Objective:
Quote every line as written. Omit pictures.

___

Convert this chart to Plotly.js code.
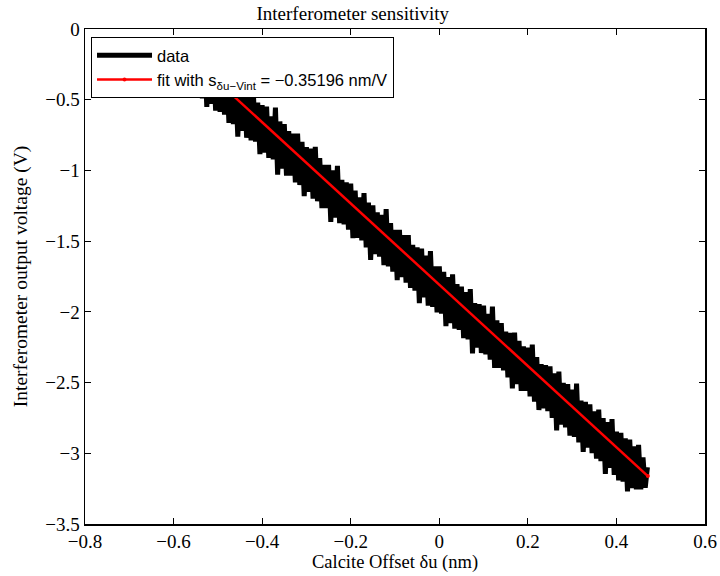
<!DOCTYPE html>
<html>
<head>
<meta charset="utf-8">
<script src="https://cdn.plot.ly/plotly-3.0.1.min.js"></script>
<style>html,body{margin:0;padding:0;background:#fff}#chart{width:720px;height:576px}</style>
</head>
<body>
<div id="chart"></div>
<script>
// Calcite offset (nm) samples of the measured data
const dataX = [
-0.550,-0.545,-0.540,-0.535,-0.530,-0.525,-0.520,-0.515,-0.510,-0.505,
-0.500,-0.495,-0.490,-0.485,-0.480,-0.475,-0.470,-0.465,-0.460,-0.455,
-0.450,-0.445,-0.440,-0.435,-0.430,-0.425,-0.420,-0.415,-0.410,-0.405,
-0.400,-0.395,-0.390,-0.385,-0.380,-0.375,-0.370,-0.365,-0.360,-0.355,
-0.350,-0.345,-0.340,-0.335,-0.330,-0.325,-0.320,-0.315,-0.310,-0.305,
-0.300,-0.295,-0.290,-0.285,-0.280,-0.275,-0.270,-0.265,-0.260,-0.255,
-0.250,-0.245,-0.240,-0.235,-0.230,-0.225,-0.220,-0.215,-0.210,-0.205,
-0.200,-0.195,-0.190,-0.185,-0.180,-0.175,-0.170,-0.165,-0.160,-0.155,
-0.150,-0.145,-0.140,-0.135,-0.130,-0.125,-0.120,-0.115,-0.110,-0.105,
-0.100,-0.095,-0.090,-0.085,-0.080,-0.075,-0.070,-0.065,-0.060,-0.055,
-0.050,-0.045,-0.040,-0.035,-0.030,-0.025,-0.020,-0.015,-0.010,-0.005,
0.000,0.005,0.010,0.015,0.020,0.025,0.030,0.035,0.040,0.045,
0.050,0.055,0.060,0.065,0.070,0.075,0.080,0.085,0.090,0.095,
0.100,0.105,0.110,0.115,0.120,0.125,0.130,0.135,0.140,0.145,
0.150,0.155,0.160,0.165,0.170,0.175,0.180,0.185,0.190,0.195,
0.200,0.205,0.210,0.215,0.220,0.225,0.230,0.235,0.240,0.245,
0.250,0.255,0.260,0.265,0.270,0.275,0.280,0.285,0.290,0.295,
0.300,0.305,0.310,0.315,0.320,0.325,0.330,0.335,0.340,0.345,
0.350,0.355,0.360,0.365,0.370,0.375,0.380,0.385,0.390,0.395,
0.400,0.405,0.410,0.415,0.420,0.425,0.430,0.435,0.440,0.445,
0.450,0.455,0.460,0.465,0.470
];
// Interferometer output voltage (V) of the measured data
const dataY = [
-0.108,-0.483,-0.137,-0.491,-0.166,-0.550,-0.194,-0.529,-0.223,-0.578,
-0.252,-0.586,-0.291,-0.605,-0.299,-0.664,-0.278,-0.673,-0.367,-0.761,
-0.416,-0.720,-0.414,-0.769,-0.453,-0.787,-0.442,-0.796,-0.520,-0.885,
-0.539,-0.874,-0.548,-0.912,-0.617,-0.921,-0.555,-1.030,-0.654,-0.988,
-0.673,-1.037,-0.722,-1.036,-0.740,-1.085,-0.739,-1.103,-0.798,-1.182,
-0.836,-1.151,-0.845,-1.199,-0.834,-1.218,-0.913,-1.267,-0.961,-1.266,
-0.960,-1.364,-0.999,-1.333,-0.967,-1.372,-1.066,-1.381,-1.085,-1.419,
-1.094,-1.478,-1.142,-1.477,-1.191,-1.495,-1.160,-1.544,-1.228,-1.633,
-1.247,-1.592,-1.296,-1.610,-1.315,-1.669,-1.273,-1.678,-1.372,-1.716,
-1.421,-1.775,-1.420,-1.754,-1.458,-1.793,-1.457,-1.831,-1.526,-1.850,
-1.544,-1.939,-1.553,-1.897,-1.602,-1.956,-1.571,-1.965,-1.679,-2.004,
-1.678,-2.012,-1.717,-2.101,-1.755,-2.080,-1.734,-2.119,-1.803,-2.127,
-1.822,-2.186,-1.860,-2.195,-1.839,-2.293,-1.938,-2.252,-1.946,-2.291,
-1.955,-2.300,-2.014,-2.338,-1.963,-2.397,-2.061,-2.396,-2.080,-2.414,
-2.139,-2.463,-2.148,-2.542,-2.146,-2.511,-2.205,-2.559,-2.244,-2.558,
-2.252,-2.597,-2.231,-2.635,-2.320,-2.694,-2.369,-2.683,-2.377,-2.702,
-2.386,-2.750,-2.435,-2.839,-2.423,-2.798,-2.502,-2.817,-2.511,-2.875,
-2.550,-2.884,-2.508,-2.923,-2.627,-2.991,-2.636,-2.960,-2.654,-2.999,
-2.703,-3.038,-2.692,-3.056,-2.751,-3.145,-2.779,-3.104,-2.758,-3.152,
-2.847,-3.191,-2.856,-3.200,-2.894,-3.269,-2.903,-3.247,-2.952,-3.256,
-2.940,-3.255,-3.029,-3.243,-3.098
];
// Linear fit end points
const fitX = [-0.500, 0.471];
const fitY = [-0.372, -3.161];

const seriesNames = ["data", "fit with s<sub>δu−Vint</sub> = −0.35196 nm/V"];
const titleText = "Interferometer sensitivity";
const xTitle = "Calcite Offset δu (nm)";
const yTitle = "Interferometer output voltage (V)";

const serif = "Liberation Serif, Times New Roman, serif";
const sans = "Liberation Sans, Arial, sans-serif";

const traces = [
  {
    x: dataX, y: dataY, name: seriesNames[0], type: "scatter", mode: "lines",
    line: {color: "#000000", width: 5}
  },
  {
    x: fitX, y: fitY, name: seriesNames[1], type: "scatter", mode: "lines+markers",
    line: {color: "#ff0000", width: 2.5},
    marker: {color: "#ff0000", size: 4}
  }
];

const axisCommon = {
  showgrid: false, zeroline: false, showline: true, linecolor: "#000", linewidth: 1.5,
  mirror: "ticks", ticks: "inside", ticklen: 6, tickwidth: 1, tickcolor: "#000",
  tickfont: {family: serif, size: 19, color: "#000"}
};

const layout = {
  width: 720, height: 576,
  margin: {l: 85, r: 15, t: 29, b: 52},
  paper_bgcolor: "#fff", plot_bgcolor: "#fff",
  showlegend: true,
  title: {text: titleText, font: {family: serif, size: 19, color: "#000"}, xref: "container", x: 0.49, xanchor: "center", y: 0.977, yanchor: "middle"},
  xaxis: Object.assign({}, axisCommon, {
    range: [-0.8, 0.6], dtick: 0.2, tick0: 0,
    title: {text: xTitle, font: {family: serif, size: 18.5, color: "#000"}, standoff: 2}
  }),
  yaxis: Object.assign({}, axisCommon, {
    range: [-3.5, 0], dtick: 0.5, tick0: 0,
    title: {text: yTitle, font: {family: serif, size: 19.5, color: "#000"}, standoff: 12}
  }),
  legend: {
    x: 0.0097, y: 0.984, xanchor: "left", yanchor: "top",
    bgcolor: "#fff", bordercolor: "#000", borderwidth: 1,
    font: {family: sans, size: 16.5, color: "#000"},
    itemwidth: 55, tracegroupgap: 0
  }
};

Plotly.newPlot("chart", traces, layout, {displayModeBar: false, staticPlot: true});
</script>
</body>
</html>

___

Reply to the task:
Convert this chart to Plotly.js code.
<!DOCTYPE html>
<html>
<head>
<meta charset="utf-8">
<script src="https://cdn.plot.ly/plotly-3.0.1.min.js"></script>
<style>html,body{margin:0;padding:0;background:#fff}#chart{width:720px;height:576px}</style>
</head>
<body>
<div id="chart"></div>
<script>
// Calcite offset (nm) samples of the measured data
const dataX = [
-0.550,-0.545,-0.540,-0.535,-0.530,-0.525,-0.520,-0.515,-0.510,-0.505,
-0.500,-0.495,-0.490,-0.485,-0.480,-0.475,-0.470,-0.465,-0.460,-0.455,
-0.450,-0.445,-0.440,-0.435,-0.430,-0.425,-0.420,-0.415,-0.410,-0.405,
-0.400,-0.395,-0.390,-0.385,-0.380,-0.375,-0.370,-0.365,-0.360,-0.355,
-0.350,-0.345,-0.340,-0.335,-0.330,-0.325,-0.320,-0.315,-0.310,-0.305,
-0.300,-0.295,-0.290,-0.285,-0.280,-0.275,-0.270,-0.265,-0.260,-0.255,
-0.250,-0.245,-0.240,-0.235,-0.230,-0.225,-0.220,-0.215,-0.210,-0.205,
-0.200,-0.195,-0.190,-0.185,-0.180,-0.175,-0.170,-0.165,-0.160,-0.155,
-0.150,-0.145,-0.140,-0.135,-0.130,-0.125,-0.120,-0.115,-0.110,-0.105,
-0.100,-0.095,-0.090,-0.085,-0.080,-0.075,-0.070,-0.065,-0.060,-0.055,
-0.050,-0.045,-0.040,-0.035,-0.030,-0.025,-0.020,-0.015,-0.010,-0.005,
0.000,0.005,0.010,0.015,0.020,0.025,0.030,0.035,0.040,0.045,
0.050,0.055,0.060,0.065,0.070,0.075,0.080,0.085,0.090,0.095,
0.100,0.105,0.110,0.115,0.120,0.125,0.130,0.135,0.140,0.145,
0.150,0.155,0.160,0.165,0.170,0.175,0.180,0.185,0.190,0.195,
0.200,0.205,0.210,0.215,0.220,0.225,0.230,0.235,0.240,0.245,
0.250,0.255,0.260,0.265,0.270,0.275,0.280,0.285,0.290,0.295,
0.300,0.305,0.310,0.315,0.320,0.325,0.330,0.335,0.340,0.345,
0.350,0.355,0.360,0.365,0.370,0.375,0.380,0.385,0.390,0.395,
0.400,0.405,0.410,0.415,0.420,0.425,0.430,0.435,0.440,0.445,
0.450,0.455,0.460,0.465,0.470
];
// Interferometer output voltage (V) of the measured data
const dataY = [
-0.108,-0.483,-0.137,-0.491,-0.166,-0.550,-0.194,-0.529,-0.223,-0.578,
-0.252,-0.586,-0.291,-0.605,-0.299,-0.664,-0.278,-0.673,-0.367,-0.761,
-0.416,-0.720,-0.414,-0.769,-0.453,-0.787,-0.442,-0.796,-0.520,-0.885,
-0.539,-0.874,-0.548,-0.912,-0.617,-0.921,-0.555,-1.030,-0.654,-0.988,
-0.673,-1.037,-0.722,-1.036,-0.740,-1.085,-0.739,-1.103,-0.798,-1.182,
-0.836,-1.151,-0.845,-1.199,-0.834,-1.218,-0.913,-1.267,-0.961,-1.266,
-0.960,-1.364,-0.999,-1.333,-0.967,-1.372,-1.066,-1.381,-1.085,-1.419,
-1.094,-1.478,-1.142,-1.477,-1.191,-1.495,-1.160,-1.544,-1.228,-1.633,
-1.247,-1.592,-1.296,-1.610,-1.315,-1.669,-1.273,-1.678,-1.372,-1.716,
-1.421,-1.775,-1.420,-1.754,-1.458,-1.793,-1.457,-1.831,-1.526,-1.850,
-1.544,-1.939,-1.553,-1.897,-1.602,-1.956,-1.571,-1.965,-1.679,-2.004,
-1.678,-2.012,-1.717,-2.101,-1.755,-2.080,-1.734,-2.119,-1.803,-2.127,
-1.822,-2.186,-1.860,-2.195,-1.839,-2.293,-1.938,-2.252,-1.946,-2.291,
-1.955,-2.300,-2.014,-2.338,-1.963,-2.397,-2.061,-2.396,-2.080,-2.414,
-2.139,-2.463,-2.148,-2.542,-2.146,-2.511,-2.205,-2.559,-2.244,-2.558,
-2.252,-2.597,-2.231,-2.635,-2.320,-2.694,-2.369,-2.683,-2.377,-2.702,
-2.386,-2.750,-2.435,-2.839,-2.423,-2.798,-2.502,-2.817,-2.511,-2.875,
-2.550,-2.884,-2.508,-2.923,-2.627,-2.991,-2.636,-2.960,-2.654,-2.999,
-2.703,-3.038,-2.692,-3.056,-2.751,-3.145,-2.779,-3.104,-2.758,-3.152,
-2.847,-3.191,-2.856,-3.200,-2.894,-3.269,-2.903,-3.247,-2.952,-3.256,
-2.940,-3.255,-3.029,-3.243,-3.098
];
// Linear fit end points
const fitX = [-0.500, 0.471];
const fitY = [-0.372, -3.161];

const seriesNames = ["data", "fit with s<sub>δu−Vint</sub> = −0.35196 nm/V"];
const titleText = "Interferometer sensitivity";
const xTitle = "Calcite Offset δu (nm)";
const yTitle = "Interferometer output voltage (V)";

const serif = "Liberation Serif, Times New Roman, serif";
const sans = "Liberation Sans, Arial, sans-serif";

const traces = [
  {
    x: dataX, y: dataY, name: seriesNames[0], type: "scatter", mode: "lines",
    line: {color: "#000000", width: 5}
  },
  {
    x: fitX, y: fitY, name: seriesNames[1], type: "scatter", mode: "lines+markers",
    line: {color: "#ff0000", width: 2.5},
    marker: {color: "#ff0000", size: 4}
  }
];

const axisCommon = {
  showgrid: false, zeroline: false, showline: true, linecolor: "#000", linewidth: 1.5,
  mirror: "ticks", ticks: "inside", ticklen: 6, tickwidth: 1, tickcolor: "#000",
  tickfont: {family: serif, size: 19, color: "#000"}
};

const layout = {
  width: 720, height: 576,
  margin: {l: 85, r: 15, t: 29, b: 52},
  paper_bgcolor: "#fff", plot_bgcolor: "#fff",
  showlegend: true,
  title: {text: titleText, font: {family: serif, size: 19, color: "#000"}, xref: "container", x: 0.49, xanchor: "center", y: 0.977, yanchor: "middle"},
  xaxis: Object.assign({}, axisCommon, {
    range: [-0.8, 0.6], dtick: 0.2, tick0: 0,
    title: {text: xTitle, font: {family: serif, size: 18.5, color: "#000"}, standoff: 2}
  }),
  yaxis: Object.assign({}, axisCommon, {
    range: [-3.5, 0], dtick: 0.5, tick0: 0,
    title: {text: yTitle, font: {family: serif, size: 19.5, color: "#000"}, standoff: 12}
  }),
  legend: {
    x: 0.0097, y: 0.984, xanchor: "left", yanchor: "top",
    bgcolor: "#fff", bordercolor: "#000", borderwidth: 1,
    font: {family: sans, size: 16.5, color: "#000"},
    itemwidth: 55, tracegroupgap: 0
  }
};

Plotly.newPlot("chart", traces, layout, {displayModeBar: false, staticPlot: true});
</script>
</body>
</html>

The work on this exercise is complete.